# START OF INPUT RECORDS
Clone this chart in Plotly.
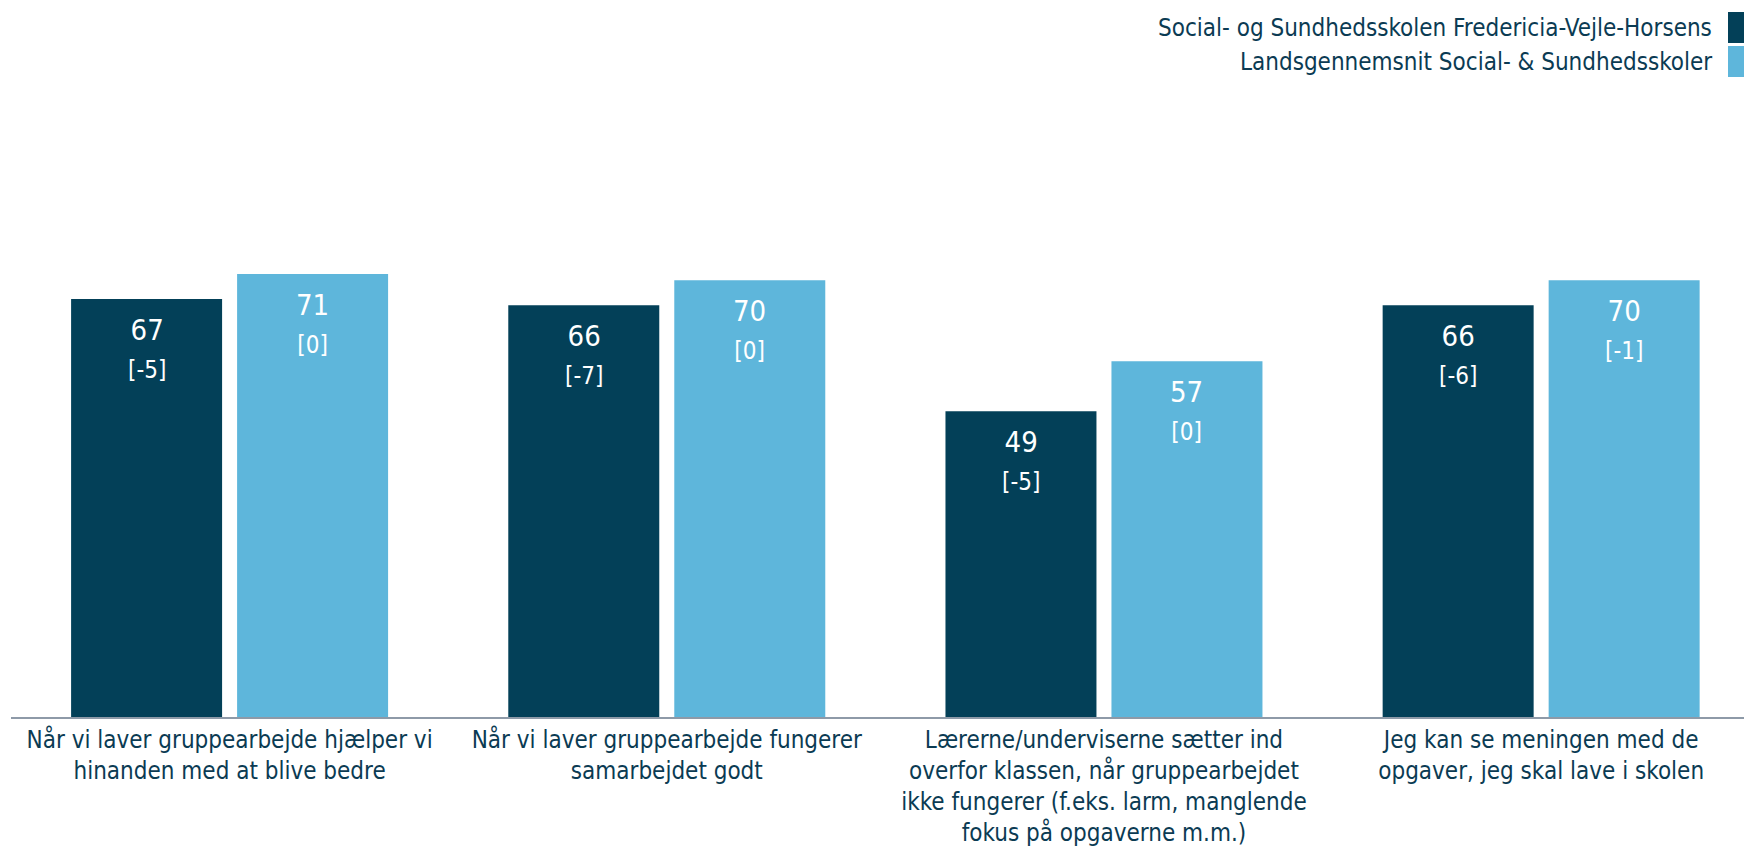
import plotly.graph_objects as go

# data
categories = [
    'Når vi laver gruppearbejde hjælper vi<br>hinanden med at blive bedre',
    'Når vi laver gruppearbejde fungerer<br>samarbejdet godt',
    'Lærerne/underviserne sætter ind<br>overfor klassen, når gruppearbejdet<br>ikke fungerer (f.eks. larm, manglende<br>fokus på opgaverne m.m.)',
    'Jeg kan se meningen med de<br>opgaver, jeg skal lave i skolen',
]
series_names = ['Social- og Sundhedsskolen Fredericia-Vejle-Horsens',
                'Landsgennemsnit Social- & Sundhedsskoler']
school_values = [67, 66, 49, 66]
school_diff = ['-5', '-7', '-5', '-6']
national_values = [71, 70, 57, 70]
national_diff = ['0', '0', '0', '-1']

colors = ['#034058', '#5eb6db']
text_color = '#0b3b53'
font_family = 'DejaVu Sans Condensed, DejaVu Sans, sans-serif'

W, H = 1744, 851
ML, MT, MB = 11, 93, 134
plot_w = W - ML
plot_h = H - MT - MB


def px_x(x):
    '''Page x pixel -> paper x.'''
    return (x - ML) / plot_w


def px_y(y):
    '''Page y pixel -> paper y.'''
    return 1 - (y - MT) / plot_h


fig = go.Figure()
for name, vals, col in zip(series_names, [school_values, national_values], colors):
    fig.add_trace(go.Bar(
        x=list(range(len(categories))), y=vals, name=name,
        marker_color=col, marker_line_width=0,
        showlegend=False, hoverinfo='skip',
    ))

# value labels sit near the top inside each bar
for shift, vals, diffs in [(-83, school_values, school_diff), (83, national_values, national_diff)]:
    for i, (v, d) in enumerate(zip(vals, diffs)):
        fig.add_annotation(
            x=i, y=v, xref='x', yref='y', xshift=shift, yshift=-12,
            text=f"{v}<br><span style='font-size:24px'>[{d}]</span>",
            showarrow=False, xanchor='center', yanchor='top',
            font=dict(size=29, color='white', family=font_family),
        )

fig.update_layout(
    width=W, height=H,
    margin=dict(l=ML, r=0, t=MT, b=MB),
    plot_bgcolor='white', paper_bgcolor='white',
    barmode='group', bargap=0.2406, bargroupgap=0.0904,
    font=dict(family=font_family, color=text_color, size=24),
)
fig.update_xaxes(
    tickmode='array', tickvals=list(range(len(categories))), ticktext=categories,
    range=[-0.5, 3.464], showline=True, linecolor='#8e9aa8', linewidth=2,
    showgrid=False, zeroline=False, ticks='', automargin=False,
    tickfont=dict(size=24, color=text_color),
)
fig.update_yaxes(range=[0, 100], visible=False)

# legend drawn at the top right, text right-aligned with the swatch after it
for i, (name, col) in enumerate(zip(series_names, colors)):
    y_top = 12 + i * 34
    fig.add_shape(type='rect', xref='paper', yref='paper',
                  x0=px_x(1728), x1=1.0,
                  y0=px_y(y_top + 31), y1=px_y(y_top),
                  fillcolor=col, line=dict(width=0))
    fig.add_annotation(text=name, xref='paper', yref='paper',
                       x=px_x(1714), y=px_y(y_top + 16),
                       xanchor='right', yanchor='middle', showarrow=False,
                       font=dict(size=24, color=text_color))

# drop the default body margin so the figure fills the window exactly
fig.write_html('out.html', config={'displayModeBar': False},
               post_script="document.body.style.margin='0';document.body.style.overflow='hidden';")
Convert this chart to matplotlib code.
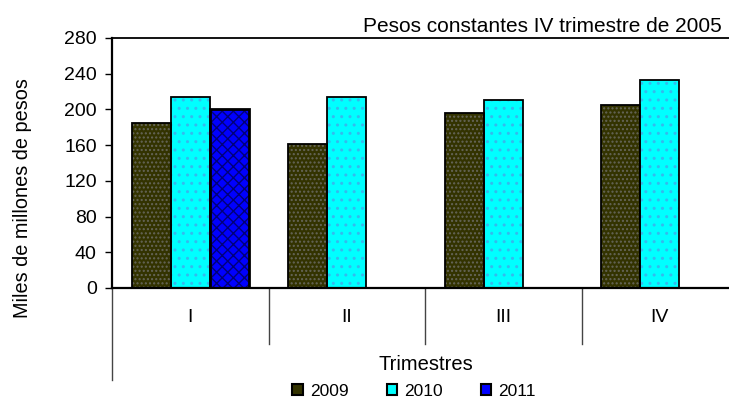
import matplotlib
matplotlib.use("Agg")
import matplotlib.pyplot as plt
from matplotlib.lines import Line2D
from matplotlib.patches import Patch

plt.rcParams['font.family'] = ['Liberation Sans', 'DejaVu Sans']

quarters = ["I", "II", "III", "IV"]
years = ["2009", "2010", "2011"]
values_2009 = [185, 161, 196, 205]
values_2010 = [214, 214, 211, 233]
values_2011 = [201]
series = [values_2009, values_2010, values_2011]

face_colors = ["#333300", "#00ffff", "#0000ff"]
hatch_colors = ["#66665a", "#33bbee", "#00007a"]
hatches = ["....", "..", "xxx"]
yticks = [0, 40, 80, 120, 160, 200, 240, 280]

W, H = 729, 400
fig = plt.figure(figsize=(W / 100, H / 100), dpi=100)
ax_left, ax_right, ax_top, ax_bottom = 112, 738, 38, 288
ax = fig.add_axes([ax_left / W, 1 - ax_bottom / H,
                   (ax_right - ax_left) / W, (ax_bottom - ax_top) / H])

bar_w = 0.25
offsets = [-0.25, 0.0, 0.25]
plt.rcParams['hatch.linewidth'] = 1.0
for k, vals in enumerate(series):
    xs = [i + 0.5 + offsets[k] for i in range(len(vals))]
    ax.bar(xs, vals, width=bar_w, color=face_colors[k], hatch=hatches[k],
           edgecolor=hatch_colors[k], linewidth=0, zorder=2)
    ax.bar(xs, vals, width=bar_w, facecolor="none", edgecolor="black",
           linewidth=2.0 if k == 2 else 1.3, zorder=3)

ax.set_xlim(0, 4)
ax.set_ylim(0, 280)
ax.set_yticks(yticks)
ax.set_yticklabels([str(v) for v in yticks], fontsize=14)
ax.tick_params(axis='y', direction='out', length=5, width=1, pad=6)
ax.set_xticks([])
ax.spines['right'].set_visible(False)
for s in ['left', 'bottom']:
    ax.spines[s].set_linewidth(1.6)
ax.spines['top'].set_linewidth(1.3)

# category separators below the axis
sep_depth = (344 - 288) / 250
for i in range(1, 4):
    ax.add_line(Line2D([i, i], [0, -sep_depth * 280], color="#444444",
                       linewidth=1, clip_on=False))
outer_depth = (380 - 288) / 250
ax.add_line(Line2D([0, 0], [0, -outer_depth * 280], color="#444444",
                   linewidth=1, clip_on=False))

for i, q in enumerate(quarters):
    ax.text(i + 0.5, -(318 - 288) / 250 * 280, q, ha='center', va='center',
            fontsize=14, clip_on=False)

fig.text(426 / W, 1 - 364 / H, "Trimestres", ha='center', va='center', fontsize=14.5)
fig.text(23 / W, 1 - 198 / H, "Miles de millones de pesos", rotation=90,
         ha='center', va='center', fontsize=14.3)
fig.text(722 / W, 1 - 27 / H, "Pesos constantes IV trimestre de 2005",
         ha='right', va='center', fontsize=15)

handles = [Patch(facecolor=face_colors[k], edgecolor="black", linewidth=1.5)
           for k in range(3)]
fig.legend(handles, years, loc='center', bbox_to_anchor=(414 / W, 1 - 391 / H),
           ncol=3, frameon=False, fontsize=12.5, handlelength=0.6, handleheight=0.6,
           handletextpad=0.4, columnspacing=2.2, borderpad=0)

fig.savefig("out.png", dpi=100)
# END OF INPUT RECORDS
[TO DO] Copy out exactly the material that runs from the line with "Convert this chart to matplotlib code." to the line with "yticks = [0, 40, 80, 120, 160, 200, 240, 280]", ends included, and leave the pictures behind.

[CORRECT RESPONSE]
Convert this chart to matplotlib code.
import matplotlib
matplotlib.use("Agg")
import matplotlib.pyplot as plt
from matplotlib.lines import Line2D
from matplotlib.patches import Patch

plt.rcParams['font.family'] = ['Liberation Sans', 'DejaVu Sans']

quarters = ["I", "II", "III", "IV"]
years = ["2009", "2010", "2011"]
values_2009 = [185, 161, 196, 205]
values_2010 = [214, 214, 211, 233]
values_2011 = [201]
series = [values_2009, values_2010, values_2011]

face_colors = ["#333300", "#00ffff", "#0000ff"]
hatch_colors = ["#66665a", "#33bbee", "#00007a"]
hatches = ["....", "..", "xxx"]
yticks = [0, 40, 80, 120, 160, 200, 240, 280]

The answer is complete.